(Records from a data collection)

■ ■ ■

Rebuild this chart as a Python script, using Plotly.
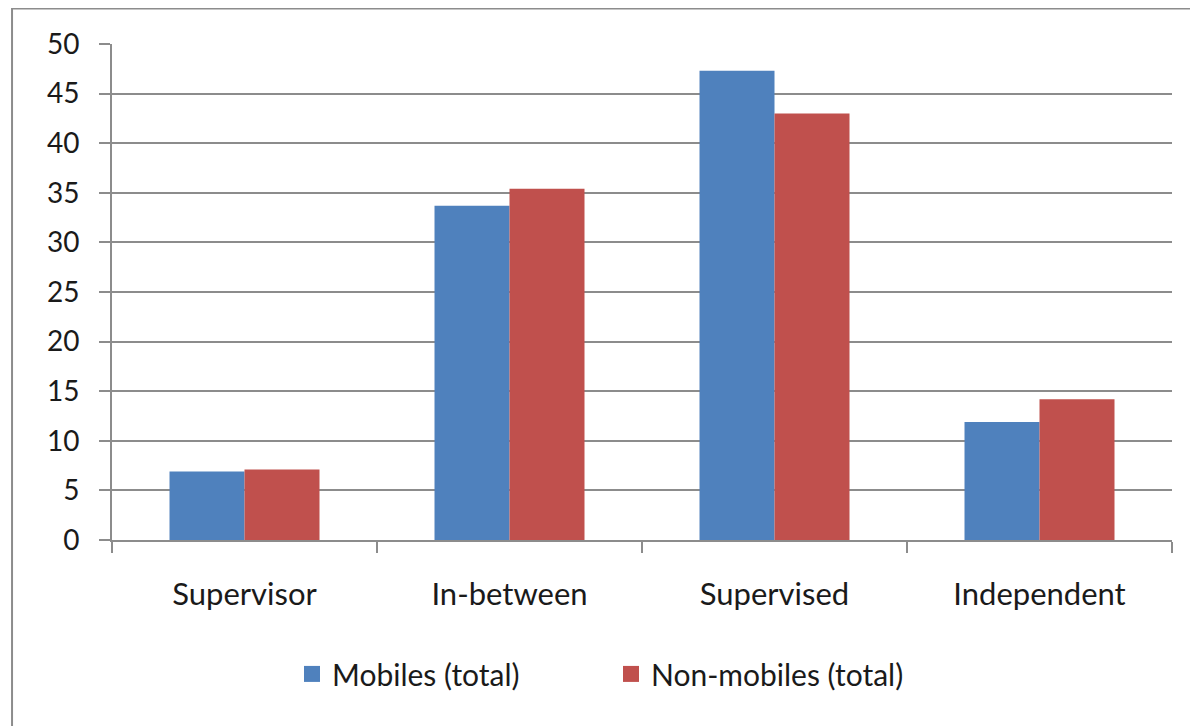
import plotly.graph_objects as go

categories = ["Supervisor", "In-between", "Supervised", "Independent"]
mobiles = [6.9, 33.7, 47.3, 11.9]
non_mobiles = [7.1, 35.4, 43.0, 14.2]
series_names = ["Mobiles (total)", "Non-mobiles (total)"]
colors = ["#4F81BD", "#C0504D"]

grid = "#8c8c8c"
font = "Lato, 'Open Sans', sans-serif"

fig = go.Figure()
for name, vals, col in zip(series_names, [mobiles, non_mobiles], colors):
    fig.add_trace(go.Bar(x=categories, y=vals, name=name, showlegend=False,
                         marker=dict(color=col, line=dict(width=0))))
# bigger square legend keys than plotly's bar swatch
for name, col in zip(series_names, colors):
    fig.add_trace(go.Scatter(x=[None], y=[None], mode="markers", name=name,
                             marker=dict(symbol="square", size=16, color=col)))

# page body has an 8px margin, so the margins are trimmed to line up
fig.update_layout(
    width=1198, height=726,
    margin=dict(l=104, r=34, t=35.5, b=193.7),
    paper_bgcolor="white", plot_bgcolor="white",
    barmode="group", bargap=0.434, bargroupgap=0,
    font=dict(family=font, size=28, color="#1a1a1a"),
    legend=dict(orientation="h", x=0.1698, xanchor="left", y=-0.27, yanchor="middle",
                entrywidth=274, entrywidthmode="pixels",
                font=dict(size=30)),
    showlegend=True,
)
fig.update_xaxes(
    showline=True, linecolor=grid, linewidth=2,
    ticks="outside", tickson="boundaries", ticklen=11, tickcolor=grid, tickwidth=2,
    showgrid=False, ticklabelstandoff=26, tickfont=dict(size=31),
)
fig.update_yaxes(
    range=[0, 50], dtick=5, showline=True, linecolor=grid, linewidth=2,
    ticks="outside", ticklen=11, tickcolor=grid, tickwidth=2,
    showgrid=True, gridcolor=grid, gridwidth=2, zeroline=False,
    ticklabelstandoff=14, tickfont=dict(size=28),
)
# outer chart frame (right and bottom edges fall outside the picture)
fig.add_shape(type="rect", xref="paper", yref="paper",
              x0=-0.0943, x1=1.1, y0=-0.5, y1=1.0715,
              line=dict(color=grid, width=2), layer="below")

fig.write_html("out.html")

■ ■ ■

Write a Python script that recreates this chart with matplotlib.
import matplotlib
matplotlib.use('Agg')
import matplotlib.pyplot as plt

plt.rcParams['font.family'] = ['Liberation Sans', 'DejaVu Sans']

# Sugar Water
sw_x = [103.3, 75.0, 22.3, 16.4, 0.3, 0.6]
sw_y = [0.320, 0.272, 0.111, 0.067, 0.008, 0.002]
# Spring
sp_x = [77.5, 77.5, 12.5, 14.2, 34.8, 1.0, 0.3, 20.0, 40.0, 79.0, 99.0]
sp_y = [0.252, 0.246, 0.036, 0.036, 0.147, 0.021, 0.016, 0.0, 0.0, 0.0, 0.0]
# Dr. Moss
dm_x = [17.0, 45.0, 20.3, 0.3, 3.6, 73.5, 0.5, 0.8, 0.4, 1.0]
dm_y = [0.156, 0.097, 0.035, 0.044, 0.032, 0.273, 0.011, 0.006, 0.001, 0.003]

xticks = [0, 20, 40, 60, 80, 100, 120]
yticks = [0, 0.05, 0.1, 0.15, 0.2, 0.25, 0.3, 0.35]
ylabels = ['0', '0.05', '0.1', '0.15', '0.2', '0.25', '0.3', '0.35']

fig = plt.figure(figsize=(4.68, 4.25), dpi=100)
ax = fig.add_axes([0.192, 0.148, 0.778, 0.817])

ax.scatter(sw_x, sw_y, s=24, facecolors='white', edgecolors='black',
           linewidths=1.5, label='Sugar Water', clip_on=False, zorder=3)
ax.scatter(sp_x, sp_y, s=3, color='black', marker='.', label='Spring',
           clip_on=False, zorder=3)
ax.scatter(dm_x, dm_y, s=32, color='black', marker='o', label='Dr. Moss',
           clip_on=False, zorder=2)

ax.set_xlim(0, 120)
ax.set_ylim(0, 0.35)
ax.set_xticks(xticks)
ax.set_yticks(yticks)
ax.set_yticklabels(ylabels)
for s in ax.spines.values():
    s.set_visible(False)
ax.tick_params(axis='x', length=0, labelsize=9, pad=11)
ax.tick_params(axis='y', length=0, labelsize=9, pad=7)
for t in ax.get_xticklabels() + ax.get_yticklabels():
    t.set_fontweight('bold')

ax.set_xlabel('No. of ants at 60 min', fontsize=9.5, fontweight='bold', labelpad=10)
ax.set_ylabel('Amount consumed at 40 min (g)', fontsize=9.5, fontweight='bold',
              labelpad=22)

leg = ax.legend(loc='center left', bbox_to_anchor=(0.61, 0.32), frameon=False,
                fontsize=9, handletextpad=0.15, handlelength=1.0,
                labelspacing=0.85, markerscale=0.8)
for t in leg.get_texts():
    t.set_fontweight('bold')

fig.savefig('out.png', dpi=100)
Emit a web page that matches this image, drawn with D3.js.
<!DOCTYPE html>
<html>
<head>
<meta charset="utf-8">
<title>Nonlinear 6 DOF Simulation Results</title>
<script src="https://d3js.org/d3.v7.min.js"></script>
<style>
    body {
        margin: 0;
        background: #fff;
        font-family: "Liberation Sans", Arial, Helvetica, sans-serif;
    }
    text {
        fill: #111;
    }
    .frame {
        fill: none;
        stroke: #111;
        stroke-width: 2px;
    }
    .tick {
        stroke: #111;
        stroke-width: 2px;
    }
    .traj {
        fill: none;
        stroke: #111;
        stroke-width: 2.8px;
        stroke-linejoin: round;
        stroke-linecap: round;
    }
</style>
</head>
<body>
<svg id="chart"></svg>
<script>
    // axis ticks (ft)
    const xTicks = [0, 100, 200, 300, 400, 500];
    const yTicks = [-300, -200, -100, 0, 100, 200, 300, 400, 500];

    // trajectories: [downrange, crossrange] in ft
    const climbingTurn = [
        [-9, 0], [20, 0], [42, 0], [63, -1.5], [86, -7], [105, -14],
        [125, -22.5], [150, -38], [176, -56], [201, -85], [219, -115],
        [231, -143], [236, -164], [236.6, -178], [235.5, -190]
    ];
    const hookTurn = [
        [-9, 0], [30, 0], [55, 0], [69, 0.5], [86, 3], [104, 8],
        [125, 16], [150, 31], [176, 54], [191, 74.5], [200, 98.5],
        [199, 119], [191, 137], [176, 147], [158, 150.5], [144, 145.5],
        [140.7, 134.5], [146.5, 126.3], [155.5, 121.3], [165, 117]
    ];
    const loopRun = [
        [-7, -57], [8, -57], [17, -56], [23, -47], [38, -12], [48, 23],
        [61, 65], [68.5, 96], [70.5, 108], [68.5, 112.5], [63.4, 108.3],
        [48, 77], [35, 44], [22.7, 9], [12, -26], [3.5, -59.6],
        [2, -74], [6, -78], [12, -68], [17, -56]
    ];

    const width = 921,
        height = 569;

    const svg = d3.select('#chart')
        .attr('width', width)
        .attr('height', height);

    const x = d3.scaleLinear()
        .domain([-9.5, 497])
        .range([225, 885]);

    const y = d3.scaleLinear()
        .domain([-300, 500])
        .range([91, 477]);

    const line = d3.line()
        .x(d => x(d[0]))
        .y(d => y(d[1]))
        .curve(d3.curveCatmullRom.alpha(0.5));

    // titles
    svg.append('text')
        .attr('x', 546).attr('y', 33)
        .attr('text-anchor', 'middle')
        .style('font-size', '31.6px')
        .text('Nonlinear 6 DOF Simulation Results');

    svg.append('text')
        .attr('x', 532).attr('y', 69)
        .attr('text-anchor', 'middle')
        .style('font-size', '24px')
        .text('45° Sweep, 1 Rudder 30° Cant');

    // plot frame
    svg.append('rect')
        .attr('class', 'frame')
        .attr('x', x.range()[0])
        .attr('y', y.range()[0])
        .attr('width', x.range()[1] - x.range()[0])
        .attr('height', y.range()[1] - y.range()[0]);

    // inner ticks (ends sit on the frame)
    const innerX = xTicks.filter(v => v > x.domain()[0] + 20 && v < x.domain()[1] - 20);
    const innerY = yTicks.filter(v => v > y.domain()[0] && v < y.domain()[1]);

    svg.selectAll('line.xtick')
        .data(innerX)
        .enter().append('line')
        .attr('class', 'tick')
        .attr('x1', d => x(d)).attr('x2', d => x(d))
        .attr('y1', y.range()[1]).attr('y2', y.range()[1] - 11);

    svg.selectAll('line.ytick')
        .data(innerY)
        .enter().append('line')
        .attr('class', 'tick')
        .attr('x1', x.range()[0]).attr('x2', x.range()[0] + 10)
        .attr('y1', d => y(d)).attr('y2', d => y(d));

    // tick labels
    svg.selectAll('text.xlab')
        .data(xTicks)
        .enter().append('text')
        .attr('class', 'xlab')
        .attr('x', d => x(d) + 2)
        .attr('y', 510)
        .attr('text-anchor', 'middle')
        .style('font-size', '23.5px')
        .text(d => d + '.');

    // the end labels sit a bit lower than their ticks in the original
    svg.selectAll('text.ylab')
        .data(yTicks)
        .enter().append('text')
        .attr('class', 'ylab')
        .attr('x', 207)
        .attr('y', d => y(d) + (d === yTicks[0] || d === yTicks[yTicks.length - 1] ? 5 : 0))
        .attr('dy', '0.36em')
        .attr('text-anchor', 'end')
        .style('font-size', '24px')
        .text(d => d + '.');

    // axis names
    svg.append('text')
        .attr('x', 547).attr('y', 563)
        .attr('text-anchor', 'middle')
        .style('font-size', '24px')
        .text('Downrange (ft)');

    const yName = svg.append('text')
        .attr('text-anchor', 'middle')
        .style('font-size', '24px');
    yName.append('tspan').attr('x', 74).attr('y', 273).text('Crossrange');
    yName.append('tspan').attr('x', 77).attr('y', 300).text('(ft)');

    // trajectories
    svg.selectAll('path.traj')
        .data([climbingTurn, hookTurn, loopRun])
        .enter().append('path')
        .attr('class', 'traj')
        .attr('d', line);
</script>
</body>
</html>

■ ■ ■

Extract lines where the string "Python" occurs.

IN RESPONSE:
Rebuild this chart as a Python script, using Plotly.
Write a Python script that recreates this chart with matplotlib.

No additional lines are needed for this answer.